-- SHORT PROBLEM --
Everything from the first line down to the line containing "plt.rcParams['axes.unicode_minus'] = False" is to be retyped exactly, both ends included, with pictures left out.
------------------------------------------------------------------------
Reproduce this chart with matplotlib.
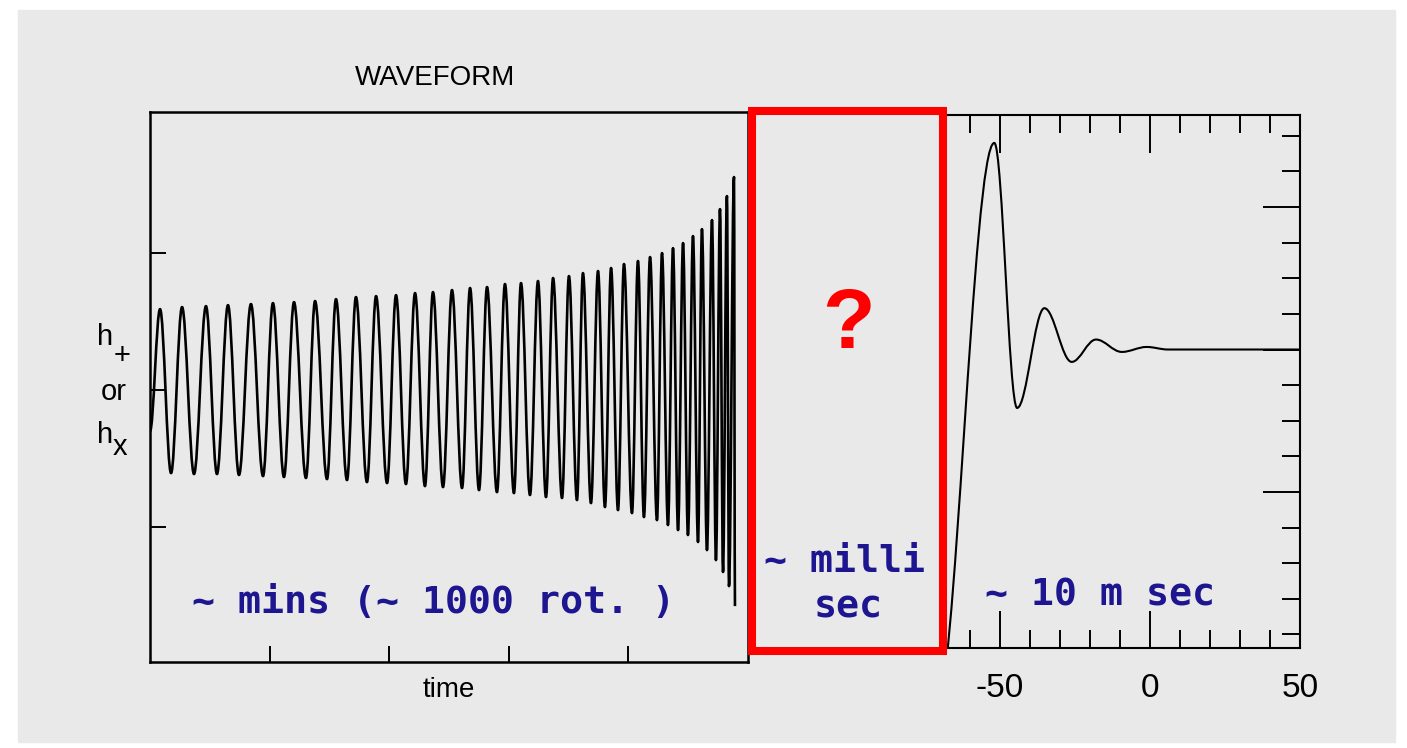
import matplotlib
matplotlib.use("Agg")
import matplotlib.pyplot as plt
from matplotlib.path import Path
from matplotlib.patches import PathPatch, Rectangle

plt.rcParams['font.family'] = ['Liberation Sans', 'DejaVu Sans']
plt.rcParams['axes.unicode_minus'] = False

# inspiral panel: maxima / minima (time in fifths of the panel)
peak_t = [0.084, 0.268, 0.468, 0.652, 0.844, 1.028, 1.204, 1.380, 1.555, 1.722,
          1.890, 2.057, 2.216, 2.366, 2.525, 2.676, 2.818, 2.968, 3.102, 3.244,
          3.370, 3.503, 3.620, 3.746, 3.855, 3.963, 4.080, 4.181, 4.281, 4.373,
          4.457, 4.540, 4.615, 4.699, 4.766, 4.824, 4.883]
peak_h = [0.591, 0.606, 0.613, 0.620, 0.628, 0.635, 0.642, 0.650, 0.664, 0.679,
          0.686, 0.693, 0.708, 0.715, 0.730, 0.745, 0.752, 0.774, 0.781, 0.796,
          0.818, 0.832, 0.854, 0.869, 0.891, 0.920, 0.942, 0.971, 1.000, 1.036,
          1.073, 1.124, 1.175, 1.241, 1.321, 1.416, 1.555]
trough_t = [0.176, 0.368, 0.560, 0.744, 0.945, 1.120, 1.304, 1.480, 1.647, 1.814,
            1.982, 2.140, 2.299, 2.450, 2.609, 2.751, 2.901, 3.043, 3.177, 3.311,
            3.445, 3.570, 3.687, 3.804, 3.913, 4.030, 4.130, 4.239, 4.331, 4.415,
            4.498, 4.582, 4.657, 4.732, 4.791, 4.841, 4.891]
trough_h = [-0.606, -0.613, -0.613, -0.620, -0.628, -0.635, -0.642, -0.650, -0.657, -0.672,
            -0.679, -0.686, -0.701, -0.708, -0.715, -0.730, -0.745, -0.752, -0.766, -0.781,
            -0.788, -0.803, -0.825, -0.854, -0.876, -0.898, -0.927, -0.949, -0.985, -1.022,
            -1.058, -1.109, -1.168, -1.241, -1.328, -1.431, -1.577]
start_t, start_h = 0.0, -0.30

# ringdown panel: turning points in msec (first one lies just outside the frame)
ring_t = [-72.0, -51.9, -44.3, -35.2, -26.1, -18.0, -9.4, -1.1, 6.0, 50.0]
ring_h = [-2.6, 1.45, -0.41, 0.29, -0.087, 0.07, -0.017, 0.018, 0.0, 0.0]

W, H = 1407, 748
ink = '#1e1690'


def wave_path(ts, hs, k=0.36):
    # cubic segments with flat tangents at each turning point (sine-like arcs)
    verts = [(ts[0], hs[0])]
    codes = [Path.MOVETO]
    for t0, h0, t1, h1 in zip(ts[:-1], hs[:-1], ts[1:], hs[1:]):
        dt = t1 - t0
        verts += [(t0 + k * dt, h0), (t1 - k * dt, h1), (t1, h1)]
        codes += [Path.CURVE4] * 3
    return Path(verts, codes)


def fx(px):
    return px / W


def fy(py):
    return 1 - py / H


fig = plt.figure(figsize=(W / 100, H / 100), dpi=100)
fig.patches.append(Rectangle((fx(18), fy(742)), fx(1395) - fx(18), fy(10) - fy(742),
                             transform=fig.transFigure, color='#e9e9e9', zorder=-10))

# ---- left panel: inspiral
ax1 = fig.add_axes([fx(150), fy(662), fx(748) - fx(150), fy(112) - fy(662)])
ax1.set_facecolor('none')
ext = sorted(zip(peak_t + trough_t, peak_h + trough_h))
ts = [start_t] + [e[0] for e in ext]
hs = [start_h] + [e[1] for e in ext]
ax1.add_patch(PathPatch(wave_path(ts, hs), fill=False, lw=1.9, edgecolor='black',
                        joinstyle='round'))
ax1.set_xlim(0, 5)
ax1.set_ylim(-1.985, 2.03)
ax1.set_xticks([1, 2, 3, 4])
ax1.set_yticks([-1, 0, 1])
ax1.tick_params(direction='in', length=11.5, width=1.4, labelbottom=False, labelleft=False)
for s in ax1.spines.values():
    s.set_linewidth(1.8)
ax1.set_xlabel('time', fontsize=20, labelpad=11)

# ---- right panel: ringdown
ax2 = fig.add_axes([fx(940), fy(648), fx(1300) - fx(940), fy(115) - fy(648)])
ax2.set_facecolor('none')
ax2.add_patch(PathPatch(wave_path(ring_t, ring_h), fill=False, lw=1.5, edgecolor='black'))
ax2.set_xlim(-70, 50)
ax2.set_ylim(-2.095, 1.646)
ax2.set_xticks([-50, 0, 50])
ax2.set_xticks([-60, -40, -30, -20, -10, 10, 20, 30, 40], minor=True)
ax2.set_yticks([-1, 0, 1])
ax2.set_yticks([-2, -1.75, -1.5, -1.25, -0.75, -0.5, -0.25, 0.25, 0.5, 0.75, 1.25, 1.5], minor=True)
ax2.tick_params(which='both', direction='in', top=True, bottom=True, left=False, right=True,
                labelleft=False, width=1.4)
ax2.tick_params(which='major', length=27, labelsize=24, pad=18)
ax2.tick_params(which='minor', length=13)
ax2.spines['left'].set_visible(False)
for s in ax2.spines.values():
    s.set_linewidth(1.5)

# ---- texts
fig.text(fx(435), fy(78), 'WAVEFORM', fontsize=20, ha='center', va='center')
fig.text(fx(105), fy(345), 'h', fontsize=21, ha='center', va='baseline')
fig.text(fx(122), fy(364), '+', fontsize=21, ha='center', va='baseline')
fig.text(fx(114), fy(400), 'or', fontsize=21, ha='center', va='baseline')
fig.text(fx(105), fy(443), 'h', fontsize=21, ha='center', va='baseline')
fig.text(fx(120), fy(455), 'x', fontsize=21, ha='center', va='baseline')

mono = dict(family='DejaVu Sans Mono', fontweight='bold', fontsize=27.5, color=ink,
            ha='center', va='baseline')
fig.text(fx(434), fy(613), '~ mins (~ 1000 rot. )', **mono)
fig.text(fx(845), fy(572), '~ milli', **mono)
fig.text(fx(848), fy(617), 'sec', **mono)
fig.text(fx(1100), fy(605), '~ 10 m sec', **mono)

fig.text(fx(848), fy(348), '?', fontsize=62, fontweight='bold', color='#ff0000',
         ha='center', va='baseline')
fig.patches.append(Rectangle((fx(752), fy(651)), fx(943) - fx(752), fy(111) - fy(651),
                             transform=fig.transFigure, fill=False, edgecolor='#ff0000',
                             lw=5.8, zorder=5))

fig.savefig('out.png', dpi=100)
------------------------------------------------------------------------
-- RESULT FOR THIS TASK --
Reproduce this chart with matplotlib.
import matplotlib
matplotlib.use("Agg")
import matplotlib.pyplot as plt
from matplotlib.path import Path
from matplotlib.patches import PathPatch, Rectangle

plt.rcParams['font.family'] = ['Liberation Sans', 'DejaVu Sans']
plt.rcParams['axes.unicode_minus'] = False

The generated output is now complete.